Sorry if this is incoherent. I'm sleep deprived!  Dang insomnia!

Thanks.

Laurie


----------



## Yakuta (Sep 24, 2004)

You can sure prepp the sweet potatoes up.  I do that with a lot of veggies (the only one I don't do this with are potatoes).  

I have young kids and although mine are now in school or preschool I like to get as much prepp I can so that the end process of cooking is speedy.  

You should be able to peel and cut the sweet potatoes.  I normally do this and then place each veggie in a ziplock bag and then they go directly in the refrigerator for several hours or until evening.  When I am ready to assemble I remove the ziplocs and just add it to the pan or dish that I am preparing.  

It's so much faster this way and I don't notice any discoloration or loss of taste.  Some veggies I have done this with are bell peppers, carrots, broccoli, cauliflower, green beans, squash.


----------



## kansasgirl (Sep 24, 2004)

The only problem I have with preparing vegetables and fruits ahead of time is that valuable vitamins and minerals are lost when the cut surfaces are exposed to air. If you peel all veggies/fruits as well, you are losing vitamins and also really valuable fiber. Just things to consider - you could at least try preparing them as soon to cooking as possible.


----------



## WayneT (Sep 25, 2004)

runninduo said:
			
		

> I have a 3 yr old so I need to do as much prep work while he's in school so when it comes time to make dinner, I can just throw everything together.  I'm making a roast chicken tonight with a maple pepper glaze.....the recipe calls for roasting sweet potatoes in the pan along with the chicken. How far ahead can I peel and chop the sweet potatoes?  Do I need to do anything to preserve the color and or flavor.  I'm only talking about doing it 5-6 hrs ahead of when they'd be cooked.  I know it's a relatively small task, but it's a tough one when a little one tugging on my leg.
> 
> Sorry if this is incoherent. I'm sleep deprived!  Dang insomnia!
> 
> ...




Hey! why waste your time peeling the sweet potato. just bake as is and slice into chunks afterwards. The skin just falls away as you pull the guts out with your fork.  I do the same with pumpkin I just cut into wedges and serve as is. Guests never complain (in fact they compliment) and you don't have to worry about the pumpkin falling to pieces as you serve. Maybe keeps some vitamins in as well, I don't know. The red sweet potato "Kumura" I find the best tasting and is also great for chips that the kids and adults alike love. Just strip the Kumura with a vege peeler as if you were peeling it and then deep fry. Yummee!!
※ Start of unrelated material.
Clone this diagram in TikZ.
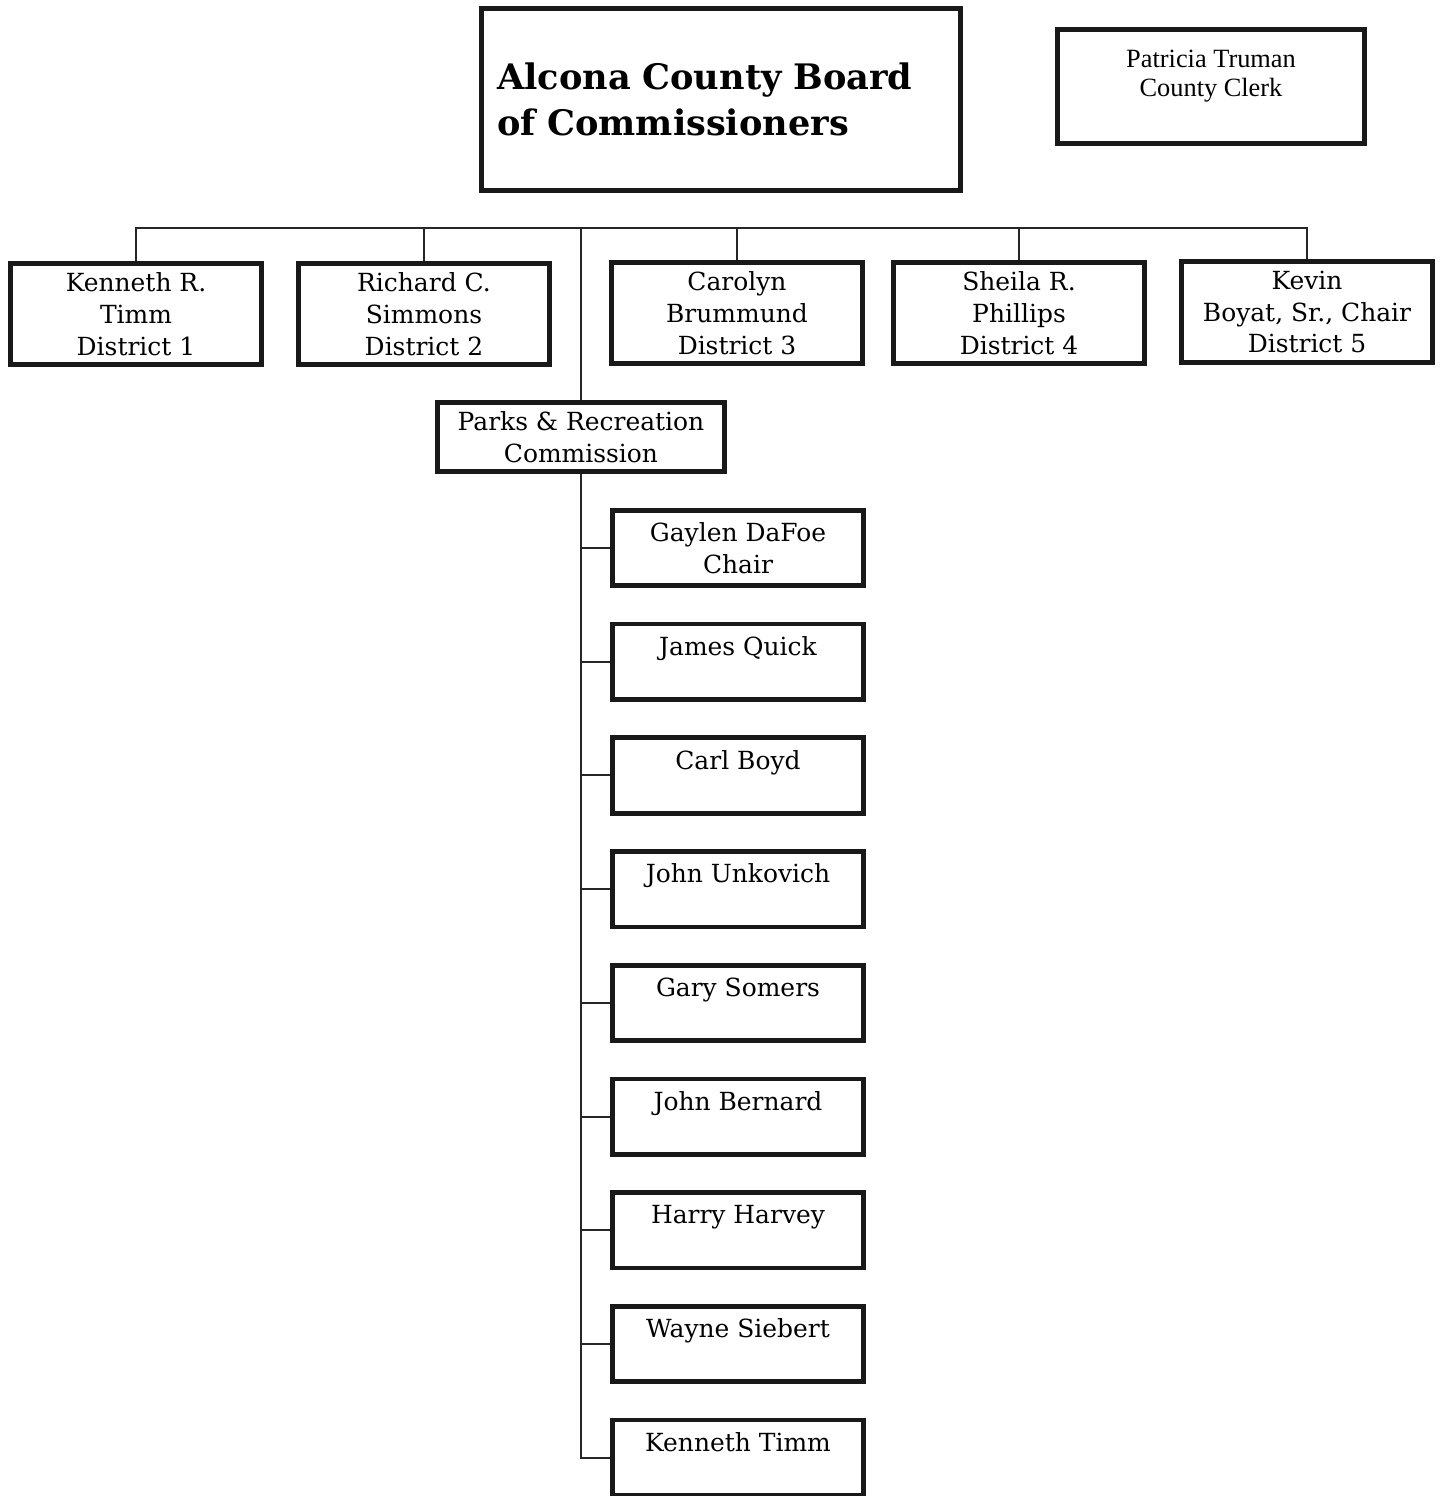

Also to save time I sometimes microwave the sweet potato or pumpkin for 5 mins or so before roasting to give it a start. This can be done as you preheat the oven


----------



## runninduo (Sep 26, 2004)

Thanks, all!

I needed to to peel and cut the potatoes b/f baking (as opposed to baking the potato whole and then cutting) b/c I was roasting the potatoes in a pan alongside the chicken and then drizzling it with a maple-pepper glaze while they cooked. 

However, I ended up making a different type of chicken.  We invited friends over at the last minute and the husband doesn't eat chicken.  I made him some salmon and made side dishes that went with both the chicken and the fish.   Then, if you can believe it, our friends had plumbing problems at their house so only my girlfriend and her daughter came.  We sent the fish home with them. 

It was a comical day!

Thanks for the information on prepping.  I definitely want to try the other chicken recipe soon!


----------